DATA EXCERPTS:
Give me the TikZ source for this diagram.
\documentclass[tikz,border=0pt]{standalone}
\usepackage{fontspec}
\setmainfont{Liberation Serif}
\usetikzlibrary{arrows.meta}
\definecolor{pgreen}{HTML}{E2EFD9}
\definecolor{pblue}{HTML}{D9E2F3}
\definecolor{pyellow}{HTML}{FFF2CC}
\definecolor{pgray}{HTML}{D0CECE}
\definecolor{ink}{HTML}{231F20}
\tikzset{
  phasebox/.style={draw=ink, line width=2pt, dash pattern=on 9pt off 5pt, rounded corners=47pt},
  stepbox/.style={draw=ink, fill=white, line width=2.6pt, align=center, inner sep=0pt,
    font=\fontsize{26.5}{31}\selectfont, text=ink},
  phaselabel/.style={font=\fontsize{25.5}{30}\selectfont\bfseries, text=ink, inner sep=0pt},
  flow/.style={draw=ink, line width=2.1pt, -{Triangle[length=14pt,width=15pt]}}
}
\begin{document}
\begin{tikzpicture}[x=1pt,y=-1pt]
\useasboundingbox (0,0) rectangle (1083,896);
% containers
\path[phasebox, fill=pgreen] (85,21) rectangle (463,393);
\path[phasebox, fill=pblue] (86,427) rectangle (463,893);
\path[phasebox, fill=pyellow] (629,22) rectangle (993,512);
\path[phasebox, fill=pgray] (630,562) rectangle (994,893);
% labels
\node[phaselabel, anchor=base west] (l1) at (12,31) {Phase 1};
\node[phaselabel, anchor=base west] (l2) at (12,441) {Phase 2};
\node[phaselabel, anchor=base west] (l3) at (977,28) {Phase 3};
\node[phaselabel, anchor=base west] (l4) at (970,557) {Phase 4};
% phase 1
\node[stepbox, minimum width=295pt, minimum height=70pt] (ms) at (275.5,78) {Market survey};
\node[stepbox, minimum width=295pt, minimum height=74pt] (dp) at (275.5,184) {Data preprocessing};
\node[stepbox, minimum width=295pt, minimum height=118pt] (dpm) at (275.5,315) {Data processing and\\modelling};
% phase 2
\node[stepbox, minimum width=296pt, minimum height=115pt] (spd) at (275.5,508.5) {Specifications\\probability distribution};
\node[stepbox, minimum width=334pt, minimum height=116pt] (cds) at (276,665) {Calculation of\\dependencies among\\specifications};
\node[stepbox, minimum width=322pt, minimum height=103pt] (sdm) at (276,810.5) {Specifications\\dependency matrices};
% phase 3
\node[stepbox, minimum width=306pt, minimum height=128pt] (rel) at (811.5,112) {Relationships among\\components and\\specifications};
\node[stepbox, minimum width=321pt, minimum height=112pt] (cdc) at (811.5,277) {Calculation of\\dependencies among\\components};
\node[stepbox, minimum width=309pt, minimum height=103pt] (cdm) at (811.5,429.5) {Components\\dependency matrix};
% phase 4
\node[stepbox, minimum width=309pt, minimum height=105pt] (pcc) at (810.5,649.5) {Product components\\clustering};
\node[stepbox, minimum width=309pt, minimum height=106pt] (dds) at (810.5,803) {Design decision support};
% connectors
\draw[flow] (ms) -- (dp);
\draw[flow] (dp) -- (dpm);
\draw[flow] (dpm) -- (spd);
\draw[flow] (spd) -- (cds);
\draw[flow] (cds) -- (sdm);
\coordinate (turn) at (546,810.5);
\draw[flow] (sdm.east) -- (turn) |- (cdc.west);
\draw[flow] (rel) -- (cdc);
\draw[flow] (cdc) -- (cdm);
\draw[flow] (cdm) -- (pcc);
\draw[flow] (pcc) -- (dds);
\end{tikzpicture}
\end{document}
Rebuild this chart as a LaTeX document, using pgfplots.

WHAT TO WORK ON:
Set down the entries above again, word for word.

REPLY TO THE EXERCISE:
Give me the TikZ source for this diagram.
\documentclass[tikz,border=0pt]{standalone}
\usepackage{fontspec}
\setmainfont{Liberation Serif}
\usetikzlibrary{arrows.meta}
\definecolor{pgreen}{HTML}{E2EFD9}
\definecolor{pblue}{HTML}{D9E2F3}
\definecolor{pyellow}{HTML}{FFF2CC}
\definecolor{pgray}{HTML}{D0CECE}
\definecolor{ink}{HTML}{231F20}
\tikzset{
  phasebox/.style={draw=ink, line width=2pt, dash pattern=on 9pt off 5pt, rounded corners=47pt},
  stepbox/.style={draw=ink, fill=white, line width=2.6pt, align=center, inner sep=0pt,
    font=\fontsize{26.5}{31}\selectfont, text=ink},
  phaselabel/.style={font=\fontsize{25.5}{30}\selectfont\bfseries, text=ink, inner sep=0pt},
  flow/.style={draw=ink, line width=2.1pt, -{Triangle[length=14pt,width=15pt]}}
}
\begin{document}
\begin{tikzpicture}[x=1pt,y=-1pt]
\useasboundingbox (0,0) rectangle (1083,896);
% containers
\path[phasebox, fill=pgreen] (85,21) rectangle (463,393);
\path[phasebox, fill=pblue] (86,427) rectangle (463,893);
\path[phasebox, fill=pyellow] (629,22) rectangle (993,512);
\path[phasebox, fill=pgray] (630,562) rectangle (994,893);
% labels
\node[phaselabel, anchor=base west] (l1) at (12,31) {Phase 1};
\node[phaselabel, anchor=base west] (l2) at (12,441) {Phase 2};
\node[phaselabel, anchor=base west] (l3) at (977,28) {Phase 3};
\node[phaselabel, anchor=base west] (l4) at (970,557) {Phase 4};
% phase 1
\node[stepbox, minimum width=295pt, minimum height=70pt] (ms) at (275.5,78) {Market survey};
\node[stepbox, minimum width=295pt, minimum height=74pt] (dp) at (275.5,184) {Data preprocessing};
\node[stepbox, minimum width=295pt, minimum height=118pt] (dpm) at (275.5,315) {Data processing and\\modelling};
% phase 2
\node[stepbox, minimum width=296pt, minimum height=115pt] (spd) at (275.5,508.5) {Specifications\\probability distribution};
\node[stepbox, minimum width=334pt, minimum height=116pt] (cds) at (276,665) {Calculation of\\dependencies among\\specifications};
\node[stepbox, minimum width=322pt, minimum height=103pt] (sdm) at (276,810.5) {Specifications\\dependency matrices};
% phase 3
\node[stepbox, minimum width=306pt, minimum height=128pt] (rel) at (811.5,112) {Relationships among\\components and\\specifications};
\node[stepbox, minimum width=321pt, minimum height=112pt] (cdc) at (811.5,277) {Calculation of\\dependencies among\\components};
\node[stepbox, minimum width=309pt, minimum height=103pt] (cdm) at (811.5,429.5) {Components\\dependency matrix};
% phase 4
\node[stepbox, minimum width=309pt, minimum height=105pt] (pcc) at (810.5,649.5) {Product components\\clustering};
\node[stepbox, minimum width=309pt, minimum height=106pt] (dds) at (810.5,803) {Design decision support};
% connectors
\draw[flow] (ms) -- (dp);
\draw[flow] (dp) -- (dpm);
\draw[flow] (dpm) -- (spd);
\draw[flow] (spd) -- (cds);
\draw[flow] (cds) -- (sdm);
\coordinate (turn) at (546,810.5);
\draw[flow] (sdm.east) -- (turn) |- (cdc.west);
\draw[flow] (rel) -- (cdc);
\draw[flow] (cdc) -- (cdm);
\draw[flow] (cdm) -- (pcc);
\draw[flow] (pcc) -- (dds);
\end{tikzpicture}
\end{document}
Rebuild this chart as a LaTeX document, using pgfplots.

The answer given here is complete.